* START INPUT *

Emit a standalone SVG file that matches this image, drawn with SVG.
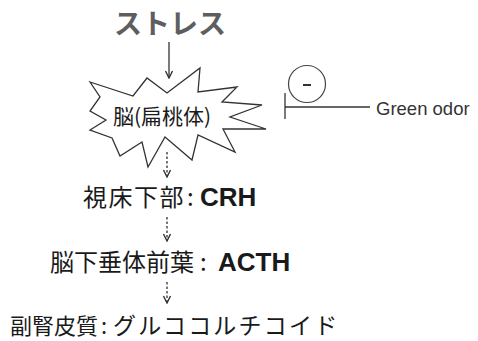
<svg xmlns="http://www.w3.org/2000/svg" width="478" height="341" viewBox="0 0 478 341">
<style>
.jp{font-family:"Noto Sans CJK JP","Liberation Sans",sans-serif;fill:#1a1a1a}
.lat{font-family:"Liberation Sans",Arial,sans-serif;fill:#1a1a1a}
.b{font-weight:bold}
.conn{stroke:#333;stroke-width:1.3;fill:none}
.dash{stroke-dasharray:2.5 2}
</style>
<defs>
<marker id="v" viewBox="0 0 10 10" refX="9" refY="5" markerWidth="10" markerHeight="10" markerUnits="userSpaceOnUse" orient="auto">
<path d="M2,1.5 L9,5 L2,8.5" fill="none" stroke="#333" stroke-width="1.4"/>
</marker>
</defs>
<rect width="478" height="341" fill="#fff"/>
<g id="stress">
<text class="jp" x="114" y="34" font-size="28" font-weight="bold" style="fill:#5e5e5e">ストレス</text>
</g>
<g id="brain">
<polygon points="90,82 133,96 147,78 167,93 200,68 198,92 237,87 222,102 262,105 230,117 266,129 223,129 235,152 198,135 192,160 165,137 148,167 142,142 120,156 112,138 90,130 106,120 90,111 100,97" fill="#fff" stroke="#333" stroke-width="1.3" stroke-linejoin="miter"/>
<text class="jp" x="113" y="124" font-size="21">脳(扁桃体)</text>
</g>
<g id="green-odor">
<circle cx="307" cy="84" r="18.5" fill="none" stroke="#444" stroke-width="1.2"/>
<line x1="303" y1="85" x2="311" y2="85" stroke="#333" stroke-width="2"/>
<text class="lat" x="376" y="115" font-size="18.5" style="fill:#333">Green odor</text>
</g>
<g id="hypothalamus">
<text x="83" y="206"><tspan class="jp" font-size="24" letter-spacing="1.5">視床下部</tspan><tspan class="jp" x="187" font-size="24">:</tspan><tspan class="lat b" x="200" font-size="26">CRH</tspan></text>
</g>
<g id="pituitary">
<text x="50" y="271"><tspan class="jp" font-size="24">脳下垂体前葉</tspan><tspan class="jp" x="200" font-size="24">:</tspan><tspan class="lat b" x="218" font-size="26">ACTH</tspan></text>
</g>
<g id="adrenal">
<text x="10" y="334"><tspan class="jp" font-size="22">副腎皮質</tspan><tspan class="jp" x="101" font-size="22">:</tspan><tspan class="jp" x="113" font-size="23" letter-spacing="2.2">グルココルチコイド</tspan></text>
</g>
<g id="connectors">
<line class="conn" x1="169" y1="42" x2="169" y2="78" marker-end="url(#v)"/>
<line class="conn dash" x1="167" y1="152" x2="167" y2="177" marker-end="url(#v)"/>
<line class="conn dash" x1="167" y1="217" x2="167" y2="241" marker-end="url(#v)"/>
<line class="conn dash" x1="167" y1="282" x2="167" y2="303" marker-end="url(#v)"/>
<line class="conn" x1="285" y1="107" x2="370" y2="107" stroke="#555"/>
<line class="conn" x1="285" y1="93" x2="285" y2="119" stroke="#555" stroke-width="1.8"/>
</g>
</svg>
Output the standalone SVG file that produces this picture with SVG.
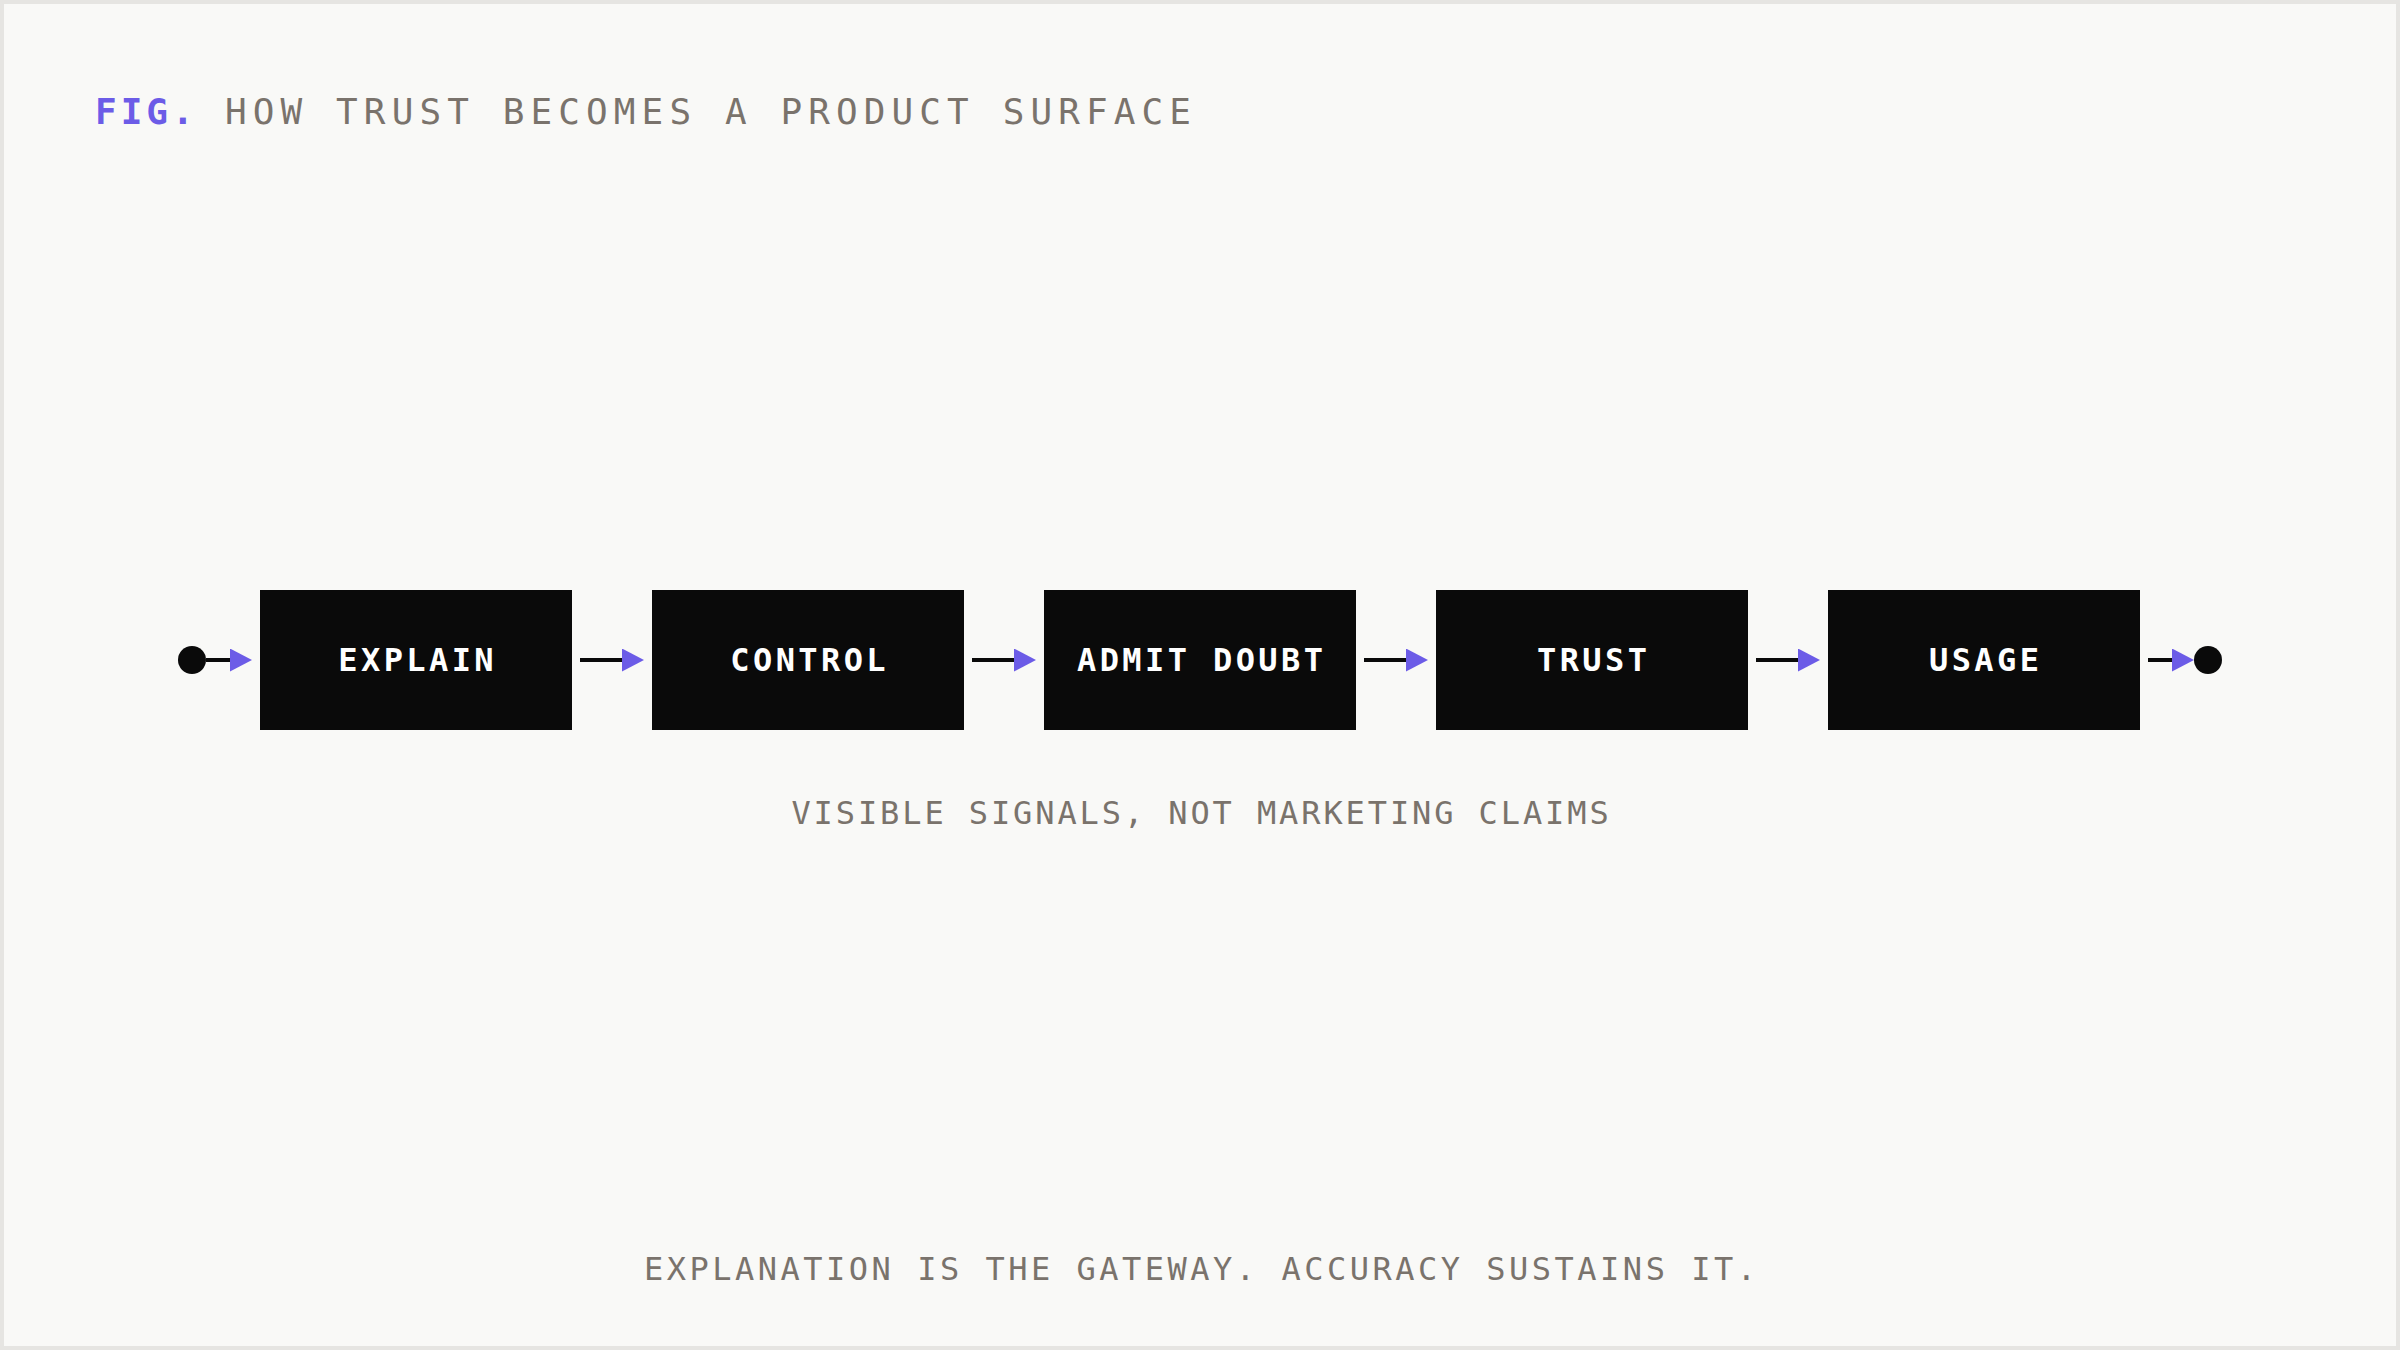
<svg xmlns="http://www.w3.org/2000/svg" width="2400" height="1350" viewBox="0 0 2400 1350">
  <style>
    .mono { font-family: "DejaVu Sans Mono", "Liberation Mono", monospace; }
    .title { font-size: 36px; letter-spacing: 6.1px; fill: #7a736c; }
    .fig { font-size: 36px; letter-spacing: 4px; fill: #6c5ce7; font-weight: bold; }
    .caption { font-size: 32px; letter-spacing: 3.5px; fill: #7a736c; }
    .sub { letter-spacing: 2.9px; }
    .box { fill: #0a0a0a; }
    .label { font-size: 32px; letter-spacing: 3.4px; fill: #ffffff; font-weight: bold; }
    .conn { stroke: #0a0a0a; stroke-width: 4; fill: none; }
    .dot { fill: #0a0a0a; }
  </style>
  <defs>
    <marker id="arrow" markerUnits="userSpaceOnUse" markerWidth="22" markerHeight="23" refX="0" refY="11.5" orient="auto" viewBox="0 0 22 23">
      <path d="M0,0 L22,11.5 L0,23 Z" fill="#6c5ce7"/>
    </marker>
  </defs>
  <rect x="2" y="2" width="2396" height="1346" fill="#f9f9f7" stroke="#e6e5e2" stroke-width="4"/>

  <text class="mono fig" x="95" y="124">FIG.</text>
  <text class="mono title" x="225" y="124">HOW TRUST BECOMES A PRODUCT SURFACE</text>

  <g id="start"><circle class="dot" cx="192" cy="660" r="14"/></g>
  <g id="end"><circle class="dot" cx="2208" cy="660" r="14"/></g>

  <g id="node-explain">
    <rect class="box" x="260" y="590" width="312" height="140"/>
    <text class="mono label" x="417.7" y="671" text-anchor="middle">EXPLAIN</text>
  </g>
  <g id="node-control">
    <rect class="box" x="652" y="590" width="312" height="140"/>
    <text class="mono label" x="809.7" y="671" text-anchor="middle">CONTROL</text>
  </g>
  <g id="node-admit-doubt">
    <rect class="box" x="1044" y="590" width="312" height="140"/>
    <text class="mono label" x="1201.7" y="671" text-anchor="middle">ADMIT DOUBT</text>
  </g>
  <g id="node-trust">
    <rect class="box" x="1436" y="590" width="312" height="140"/>
    <text class="mono label" x="1593.7" y="671" text-anchor="middle">TRUST</text>
  </g>
  <g id="node-usage">
    <rect class="box" x="1828" y="590" width="312" height="140"/>
    <text class="mono label" x="1985.7" y="671" text-anchor="middle">USAGE</text>
  </g>

  <g id="connectors">
    <line class="conn" x1="206" y1="660" x2="230" y2="660" marker-end="url(#arrow)"/>
    <line class="conn" x1="580" y1="660" x2="622" y2="660" marker-end="url(#arrow)"/>
    <line class="conn" x1="972" y1="660" x2="1014" y2="660" marker-end="url(#arrow)"/>
    <line class="conn" x1="1364" y1="660" x2="1406" y2="660" marker-end="url(#arrow)"/>
    <line class="conn" x1="1756" y1="660" x2="1798" y2="660" marker-end="url(#arrow)"/>
    <line class="conn" x1="2148" y1="660" x2="2172" y2="660" marker-end="url(#arrow)"/>
  </g>

  <text class="mono caption sub" x="1201.5" y="824" text-anchor="middle">VISIBLE SIGNALS, NOT MARKETING CLAIMS</text>
  <text class="mono caption" x="1201.7" y="1280" text-anchor="middle">EXPLANATION IS THE GATEWAY. ACCURACY SUSTAINS IT.</text>
</svg>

* END INPUT *

**WORK TO DO**: Each record above is to be restated exactly, with its pictures removed from the copy.

**FINAL RESULT**:
Emit a standalone SVG file that matches this image, drawn with SVG.
<svg xmlns="http://www.w3.org/2000/svg" width="478" height="341" viewBox="0 0 478 341">
<style>
.jp{font-family:"Noto Sans CJK JP","Liberation Sans",sans-serif;fill:#1a1a1a}
.lat{font-family:"Liberation Sans",Arial,sans-serif;fill:#1a1a1a}
.b{font-weight:bold}
.conn{stroke:#333;stroke-width:1.3;fill:none}
.dash{stroke-dasharray:2.5 2}
</style>
<defs>
<marker id="v" viewBox="0 0 10 10" refX="9" refY="5" markerWidth="10" markerHeight="10" markerUnits="userSpaceOnUse" orient="auto">
<path d="M2,1.5 L9,5 L2,8.5" fill="none" stroke="#333" stroke-width="1.4"/>
</marker>
</defs>
<rect width="478" height="341" fill="#fff"/>
<g id="stress">
<text class="jp" x="114" y="34" font-size="28" font-weight="bold" style="fill:#5e5e5e">ストレス</text>
</g>
<g id="brain">
<polygon points="90,82 133,96 147,78 167,93 200,68 198,92 237,87 222,102 262,105 230,117 266,129 223,129 235,152 198,135 192,160 165,137 148,167 142,142 120,156 112,138 90,130 106,120 90,111 100,97" fill="#fff" stroke="#333" stroke-width="1.3" stroke-linejoin="miter"/>
<text class="jp" x="113" y="124" font-size="21">脳(扁桃体)</text>
</g>
<g id="green-odor">
<circle cx="307" cy="84" r="18.5" fill="none" stroke="#444" stroke-width="1.2"/>
<line x1="303" y1="85" x2="311" y2="85" stroke="#333" stroke-width="2"/>
<text class="lat" x="376" y="115" font-size="18.5" style="fill:#333">Green odor</text>
</g>
<g id="hypothalamus">
<text x="83" y="206"><tspan class="jp" font-size="24" letter-spacing="1.5">視床下部</tspan><tspan class="jp" x="187" font-size="24">:</tspan><tspan class="lat b" x="200" font-size="26">CRH</tspan></text>
</g>
<g id="pituitary">
<text x="50" y="271"><tspan class="jp" font-size="24">脳下垂体前葉</tspan><tspan class="jp" x="200" font-size="24">:</tspan><tspan class="lat b" x="218" font-size="26">ACTH</tspan></text>
</g>
<g id="adrenal">
<text x="10" y="334"><tspan class="jp" font-size="22">副腎皮質</tspan><tspan class="jp" x="101" font-size="22">:</tspan><tspan class="jp" x="113" font-size="23" letter-spacing="2.2">グルココルチコイド</tspan></text>
</g>
<g id="connectors">
<line class="conn" x1="169" y1="42" x2="169" y2="78" marker-end="url(#v)"/>
<line class="conn dash" x1="167" y1="152" x2="167" y2="177" marker-end="url(#v)"/>
<line class="conn dash" x1="167" y1="217" x2="167" y2="241" marker-end="url(#v)"/>
<line class="conn dash" x1="167" y1="282" x2="167" y2="303" marker-end="url(#v)"/>
<line class="conn" x1="285" y1="107" x2="370" y2="107" stroke="#555"/>
<line class="conn" x1="285" y1="93" x2="285" y2="119" stroke="#555" stroke-width="1.8"/>
</g>
</svg>
Output the standalone SVG file that produces this picture with SVG.
<svg xmlns="http://www.w3.org/2000/svg" width="2400" height="1350" viewBox="0 0 2400 1350">
  <style>
    .mono { font-family: "DejaVu Sans Mono", "Liberation Mono", monospace; }
    .title { font-size: 36px; letter-spacing: 6.1px; fill: #7a736c; }
    .fig { font-size: 36px; letter-spacing: 4px; fill: #6c5ce7; font-weight: bold; }
    .caption { font-size: 32px; letter-spacing: 3.5px; fill: #7a736c; }
    .sub { letter-spacing: 2.9px; }
    .box { fill: #0a0a0a; }
    .label { font-size: 32px; letter-spacing: 3.4px; fill: #ffffff; font-weight: bold; }
    .conn { stroke: #0a0a0a; stroke-width: 4; fill: none; }
    .dot { fill: #0a0a0a; }
  </style>
  <defs>
    <marker id="arrow" markerUnits="userSpaceOnUse" markerWidth="22" markerHeight="23" refX="0" refY="11.5" orient="auto" viewBox="0 0 22 23">
      <path d="M0,0 L22,11.5 L0,23 Z" fill="#6c5ce7"/>
    </marker>
  </defs>
  <rect x="2" y="2" width="2396" height="1346" fill="#f9f9f7" stroke="#e6e5e2" stroke-width="4"/>

  <text class="mono fig" x="95" y="124">FIG.</text>
  <text class="mono title" x="225" y="124">HOW TRUST BECOMES A PRODUCT SURFACE</text>

  <g id="start"><circle class="dot" cx="192" cy="660" r="14"/></g>
  <g id="end"><circle class="dot" cx="2208" cy="660" r="14"/></g>

  <g id="node-explain">
    <rect class="box" x="260" y="590" width="312" height="140"/>
    <text class="mono label" x="417.7" y="671" text-anchor="middle">EXPLAIN</text>
  </g>
  <g id="node-control">
    <rect class="box" x="652" y="590" width="312" height="140"/>
    <text class="mono label" x="809.7" y="671" text-anchor="middle">CONTROL</text>
  </g>
  <g id="node-admit-doubt">
    <rect class="box" x="1044" y="590" width="312" height="140"/>
    <text class="mono label" x="1201.7" y="671" text-anchor="middle">ADMIT DOUBT</text>
  </g>
  <g id="node-trust">
    <rect class="box" x="1436" y="590" width="312" height="140"/>
    <text class="mono label" x="1593.7" y="671" text-anchor="middle">TRUST</text>
  </g>
  <g id="node-usage">
    <rect class="box" x="1828" y="590" width="312" height="140"/>
    <text class="mono label" x="1985.7" y="671" text-anchor="middle">USAGE</text>
  </g>

  <g id="connectors">
    <line class="conn" x1="206" y1="660" x2="230" y2="660" marker-end="url(#arrow)"/>
    <line class="conn" x1="580" y1="660" x2="622" y2="660" marker-end="url(#arrow)"/>
    <line class="conn" x1="972" y1="660" x2="1014" y2="660" marker-end="url(#arrow)"/>
    <line class="conn" x1="1364" y1="660" x2="1406" y2="660" marker-end="url(#arrow)"/>
    <line class="conn" x1="1756" y1="660" x2="1798" y2="660" marker-end="url(#arrow)"/>
    <line class="conn" x1="2148" y1="660" x2="2172" y2="660" marker-end="url(#arrow)"/>
  </g>

  <text class="mono caption sub" x="1201.5" y="824" text-anchor="middle">VISIBLE SIGNALS, NOT MARKETING CLAIMS</text>
  <text class="mono caption" x="1201.7" y="1280" text-anchor="middle">EXPLANATION IS THE GATEWAY. ACCURACY SUSTAINS IT.</text>
</svg>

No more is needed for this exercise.